Quelle: Wall Street Horizon
3. Übernahmedeals
Im Jahr 2022 wurden lediglich 445 Deals besiegelt, gegenüber 738 im Jahr 2021 und einem Fünfjahresdurchschnitt von 1800*. Es gibt erste Anzeichen dafür, dass sich das ändern könnte, denn in den letzten zwei Monaten kamen große Deals zustande, darunter die Übernahme von Horizon Therapeutics (NASDAQ:HZNP) durch Amgen (NASDAQ:AMGN) und die 4 %ige Beteiligung von Microsoft (NASDAQ:MSFT) an der London Stock Exchange (LON:LSEG) sowie Pläne, 10 Mrd. USD in den ChatGPT-Entwickler OpenAI zu investieren.
Während Unternehmen immer mehr liquide Mittel anhäufen, halten die CFOs Ausschau nach neuen Verwendungsmöglichkeiten für diese Kriegskasse. Sie haben gelernt, sich anzupassen und weniger kostspielige Lösungen für Fusionen und Übernahmen zu finden, die nicht immer die Beteiligung einer Investmentbank erfordern, sowie Wege zu finden, um Marktschwankungen zu vermeiden. Wann genau wird das Dealmaking wieder richtig Fahrt aufnehmen? Zunächst wollen die Unternehmen verstehen, was die Fed als Nächstes vorhat, um zu sehen, wie sich Zinsänderungen auf die Investitionslandschaft im Jahr 2023 auswirken könnten.

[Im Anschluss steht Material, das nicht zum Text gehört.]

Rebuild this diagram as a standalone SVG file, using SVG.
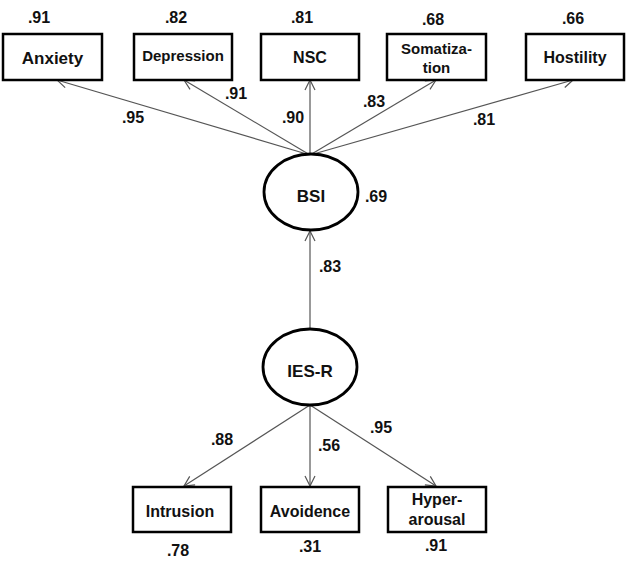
<svg xmlns="http://www.w3.org/2000/svg" width="630" height="565" viewBox="0 0 630 565">
<defs>
<style>
.box{fill:#fff;stroke:#000;stroke-width:2.5}
.ell{fill:#fff;stroke:#000;stroke-width:2.8}
.t{font-family:"Liberation Sans",Arial,sans-serif;font-weight:bold;fill:#111;text-anchor:middle}
.n{font-size:16px}
.lbl{font-size:16px}
.lat{font-size:17px}
.edge{stroke:#555;stroke-width:1.2;fill:none;marker-end:url(#arr)}
</style>
<marker id="arr" viewBox="0 0 12 12" refX="11" refY="6" markerWidth="12" markerHeight="12" markerUnits="userSpaceOnUse" orient="auto">
<path d="M1,1 L11,6 L1,11" fill="none" stroke="#555" stroke-width="1.2"/>
</marker>
</defs>
<rect width="630" height="565" fill="#fff"/>
<g id="connectors">
<line class="edge" x1="310" y1="155" x2="57" y2="80"/>
<line class="edge" x1="310" y1="155" x2="184" y2="80"/>
<line class="edge" x1="310" y1="155" x2="310" y2="80"/>
<line class="edge" x1="310" y1="155" x2="436" y2="80"/>
<line class="edge" x1="310" y1="155" x2="573" y2="80"/>
<line class="edge" x1="310" y1="330" x2="310" y2="231"/>
<line class="edge" x1="310" y1="405" x2="184" y2="486"/>
<line class="edge" x1="310" y1="405" x2="310" y2="486"/>
<line class="edge" x1="310" y1="405" x2="436" y2="486"/>
<text class="t n" x="133" y="123">.95</text>
<text class="t n" x="236" y="99">.91</text>
<text class="t n" x="293" y="123">.90</text>
<text class="t n" x="374" y="107">.83</text>
<text class="t n" x="484" y="125">.81</text>
<text class="t n" x="330" y="272">.83</text>
<text class="t n" x="222" y="445">.88</text>
<text class="t n" x="329" y="451">.56</text>
<text class="t n" x="381" y="433">.95</text>
</g>
<g id="anxiety">
<rect class="box" x="3" y="34" width="99" height="46"/>
<text class="t" style="font-size:17px" x="52.5" y="64">Anxiety</text>
<text class="t n" x="39" y="23">.91</text>
</g>
<g id="depression">
<rect class="box" x="134" y="34" width="98" height="46"/>
<text class="t" style="font-size:15px" x="183" y="61">Depression</text>
<text class="t n" x="176" y="23">.82</text>
</g>
<g id="nsc">
<rect class="box" x="261" y="34" width="98" height="46"/>
<text class="t lbl" x="310" y="63">NSC</text>
<text class="t n" x="302" y="23">.81</text>
</g>
<g id="somatization">
<rect class="box" x="387" y="34" width="99" height="46"/>
<text class="t" style="font-size:15px" x="436.5" y="54">Somatiza-</text>
<text class="t" style="font-size:15px" x="436.5" y="73">tion</text>
<text class="t n" x="433" y="25">.68</text>
</g>
<g id="hostility">
<rect class="box" x="526" y="34" width="98" height="46"/>
<text class="t lbl" x="575" y="63">Hostility</text>
<text class="t n" x="573" y="24">.66</text>
</g>
<g id="bsi">
<ellipse class="ell" cx="311" cy="192" rx="47" ry="38"/>
<text class="t lat" x="311" y="202">BSI</text>
<text class="t n" x="376" y="202">.69</text>
</g>
<g id="iesr">
<ellipse class="ell" cx="310" cy="367" rx="47" ry="38"/>
<text class="t lat" x="310" y="377">IES-R</text>
</g>
<g id="intrusion">
<rect class="box" x="133" y="487" width="98" height="45"/>
<text class="t lbl" x="180" y="517">Intrusion</text>
<text class="t n" x="178" y="556">.78</text>
</g>
<g id="avoidence">
<rect class="box" x="261" y="487" width="98" height="45"/>
<text class="t lbl" x="310" y="517">Avoidence</text>
<text class="t n" x="310" y="552">.31</text>
</g>
<g id="hyperarousal">
<rect class="box" x="388" y="487" width="98" height="45"/>
<text class="t lbl" x="437" y="505">Hyper-</text>
<text class="t lbl" x="437" y="525">arousal</text>
<text class="t n" x="436" y="551">.91</text>
</g>
</svg>
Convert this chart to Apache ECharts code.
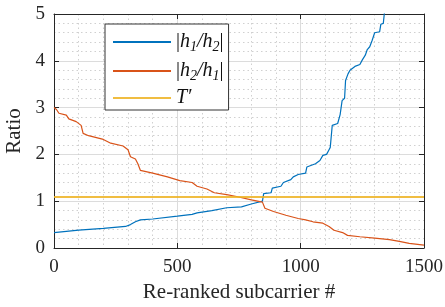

Im Jahr 2023 wurden im 1. Quartal bisher 24 Ankündigungen gemacht und 34 Fusionen und Übernahmen abgeschlossen.
Quelle: Wall Street Horizon
*Ankündigungen und Abschlüsse von M&A-Transaktionen beziehen sich hier nur auf Deals, bei denen das Zielunternehmen börsennotiert ist.